Такое понимание психики часто диктует необычное, нелогическое для традиционного психологизма поведение героев. Например, в рассказе «Старая песня» герой получает известие о смерти любимой женщины, и мы читаем: «– Умерла! – говорил я себе, – и, вздрагивая, смеялся» (Пг. IV. 90)231. Еще загадочнее поведение героя в рассказе «Весенний вечер»: он, в полупьяном возбуждении убив нищего, чтоб отнять его деньги, вдруг протрезвев, идет прочь и швыряет вон то, ради чего убил. Дореволюционный критик Батюшков, еще весь в плену традиционных представлений, интерпретирует этот финал в духе толстовского морализма – пробуждение совести у героя, раскаяние232. Но как верно заметил Вудворд, такая интерпретация контрастирует со всем обликом персонажа233. Бунин здесь совершенно отходит от традиционного психологизма и ступает на неведомые пути.

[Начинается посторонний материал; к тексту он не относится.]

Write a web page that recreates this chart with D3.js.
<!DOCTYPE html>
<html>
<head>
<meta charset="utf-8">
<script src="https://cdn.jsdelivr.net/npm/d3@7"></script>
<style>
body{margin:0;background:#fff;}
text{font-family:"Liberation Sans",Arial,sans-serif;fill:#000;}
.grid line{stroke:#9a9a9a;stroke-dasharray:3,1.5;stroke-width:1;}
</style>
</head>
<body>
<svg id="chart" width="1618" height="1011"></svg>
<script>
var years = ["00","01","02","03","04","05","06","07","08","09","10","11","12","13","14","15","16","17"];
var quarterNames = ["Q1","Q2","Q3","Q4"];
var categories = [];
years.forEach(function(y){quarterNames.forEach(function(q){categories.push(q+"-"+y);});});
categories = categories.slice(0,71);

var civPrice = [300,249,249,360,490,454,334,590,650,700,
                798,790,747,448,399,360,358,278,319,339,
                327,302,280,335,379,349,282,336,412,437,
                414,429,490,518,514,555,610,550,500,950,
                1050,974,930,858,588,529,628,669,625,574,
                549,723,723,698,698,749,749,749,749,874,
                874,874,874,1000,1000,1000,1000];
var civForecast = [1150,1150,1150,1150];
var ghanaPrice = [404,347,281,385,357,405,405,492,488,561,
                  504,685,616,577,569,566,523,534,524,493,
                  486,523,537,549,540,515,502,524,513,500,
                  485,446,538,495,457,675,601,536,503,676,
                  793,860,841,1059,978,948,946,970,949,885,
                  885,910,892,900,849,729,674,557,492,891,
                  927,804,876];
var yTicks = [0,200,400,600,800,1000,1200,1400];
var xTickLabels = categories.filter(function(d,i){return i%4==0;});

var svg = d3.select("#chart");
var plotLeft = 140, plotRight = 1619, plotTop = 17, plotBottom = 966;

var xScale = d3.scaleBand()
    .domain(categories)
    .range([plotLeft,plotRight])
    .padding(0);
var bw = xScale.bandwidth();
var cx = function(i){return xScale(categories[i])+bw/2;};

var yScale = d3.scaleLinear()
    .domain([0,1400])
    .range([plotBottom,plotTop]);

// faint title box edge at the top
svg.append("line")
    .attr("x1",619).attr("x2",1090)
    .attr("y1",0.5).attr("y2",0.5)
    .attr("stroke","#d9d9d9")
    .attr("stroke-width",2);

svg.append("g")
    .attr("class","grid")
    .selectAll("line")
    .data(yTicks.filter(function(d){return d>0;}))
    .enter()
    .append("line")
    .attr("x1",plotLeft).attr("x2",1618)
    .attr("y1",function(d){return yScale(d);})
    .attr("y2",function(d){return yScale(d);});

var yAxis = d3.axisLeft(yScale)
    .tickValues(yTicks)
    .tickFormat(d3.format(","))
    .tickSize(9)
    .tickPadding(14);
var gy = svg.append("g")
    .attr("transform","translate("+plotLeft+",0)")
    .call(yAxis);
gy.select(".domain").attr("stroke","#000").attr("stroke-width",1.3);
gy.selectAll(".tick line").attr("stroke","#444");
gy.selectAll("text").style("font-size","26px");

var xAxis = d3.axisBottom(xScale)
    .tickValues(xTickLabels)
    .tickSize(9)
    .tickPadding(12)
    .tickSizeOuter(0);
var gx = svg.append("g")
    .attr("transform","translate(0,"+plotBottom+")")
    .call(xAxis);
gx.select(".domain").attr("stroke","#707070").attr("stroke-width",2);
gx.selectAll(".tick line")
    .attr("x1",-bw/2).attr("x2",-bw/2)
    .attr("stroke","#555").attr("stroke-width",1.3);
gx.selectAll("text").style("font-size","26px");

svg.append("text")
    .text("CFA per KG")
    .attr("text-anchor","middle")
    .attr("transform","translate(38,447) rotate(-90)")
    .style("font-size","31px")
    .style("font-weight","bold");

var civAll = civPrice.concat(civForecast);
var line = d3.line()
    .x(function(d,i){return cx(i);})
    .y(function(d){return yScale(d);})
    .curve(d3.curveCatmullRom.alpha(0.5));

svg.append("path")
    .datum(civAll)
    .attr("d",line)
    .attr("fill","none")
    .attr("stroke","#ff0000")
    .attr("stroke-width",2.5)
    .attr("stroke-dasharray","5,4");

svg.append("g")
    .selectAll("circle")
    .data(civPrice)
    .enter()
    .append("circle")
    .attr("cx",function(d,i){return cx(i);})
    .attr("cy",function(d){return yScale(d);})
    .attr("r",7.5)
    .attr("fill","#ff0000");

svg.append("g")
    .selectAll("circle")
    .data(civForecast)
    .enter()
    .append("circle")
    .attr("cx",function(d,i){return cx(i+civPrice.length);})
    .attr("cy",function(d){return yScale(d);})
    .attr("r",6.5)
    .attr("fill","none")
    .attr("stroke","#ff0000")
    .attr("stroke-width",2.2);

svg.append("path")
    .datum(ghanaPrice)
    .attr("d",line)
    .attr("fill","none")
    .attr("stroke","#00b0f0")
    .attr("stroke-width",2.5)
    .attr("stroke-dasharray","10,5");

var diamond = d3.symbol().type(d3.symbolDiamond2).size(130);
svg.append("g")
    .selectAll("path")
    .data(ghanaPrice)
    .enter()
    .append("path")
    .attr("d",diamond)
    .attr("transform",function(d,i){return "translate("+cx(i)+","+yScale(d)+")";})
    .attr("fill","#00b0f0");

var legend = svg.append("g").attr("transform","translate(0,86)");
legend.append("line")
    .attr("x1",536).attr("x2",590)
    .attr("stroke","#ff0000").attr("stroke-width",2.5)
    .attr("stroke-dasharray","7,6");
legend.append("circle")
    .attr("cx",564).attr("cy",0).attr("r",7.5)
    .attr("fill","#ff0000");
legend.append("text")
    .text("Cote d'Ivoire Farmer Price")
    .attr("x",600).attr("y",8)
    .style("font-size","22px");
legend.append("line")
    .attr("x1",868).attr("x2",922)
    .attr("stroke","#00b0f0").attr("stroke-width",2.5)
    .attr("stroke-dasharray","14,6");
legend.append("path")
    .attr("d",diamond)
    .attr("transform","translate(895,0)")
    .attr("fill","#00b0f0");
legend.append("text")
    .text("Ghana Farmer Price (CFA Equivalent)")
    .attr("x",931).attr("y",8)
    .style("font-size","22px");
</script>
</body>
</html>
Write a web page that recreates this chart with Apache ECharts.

Столь же необычно и поведение другого персонажа, героя рассказа «Пожар», богатого мужика, сначала в апатичном бездействии созерцающего пожар всего дома («Мне это всё равно, я этого не чую и не чувствую»), а потом рыдающего, «не переставая, сутки». Герой рассказа «Веселый двор» Егор неожиданно, безо всякой видимой причины бросается под поезд, автор намеренно устраняет всякие «психологические» или событийные мотивировки, рациональное объяснение ему кажется тут поверхностным и неадекватным. Или укажем еще на ошеломляющее поведение постояльца («Постоялец»), человека вполне нормального, но каждую ночь кричащего петушиным голосом «Кукареку!». Нелогично и загадочно, хотя в то же время очень убедительно в своей какой-то внутренней достоверности поведение героев в рассказах «Журавли» и «Страшный рассказ». А миниатюру «Дедушка» Бунин заканчивает фразой: «Чужая душа – потемки. Нет, своя собственная гораздо темней» (М. V. 451).

Настоящим кафкианским абсурдом проникнут эпизод («Жизнь Арсеньева») о том, как в поезде сосед по купе, член елецкого окружного суда, почтенный, серьезный человек, вдруг вышел в тамбур и там «залихватски плясал, выделывая ногами самые отчаянные штуки в лад колесам» (М. VI. 249).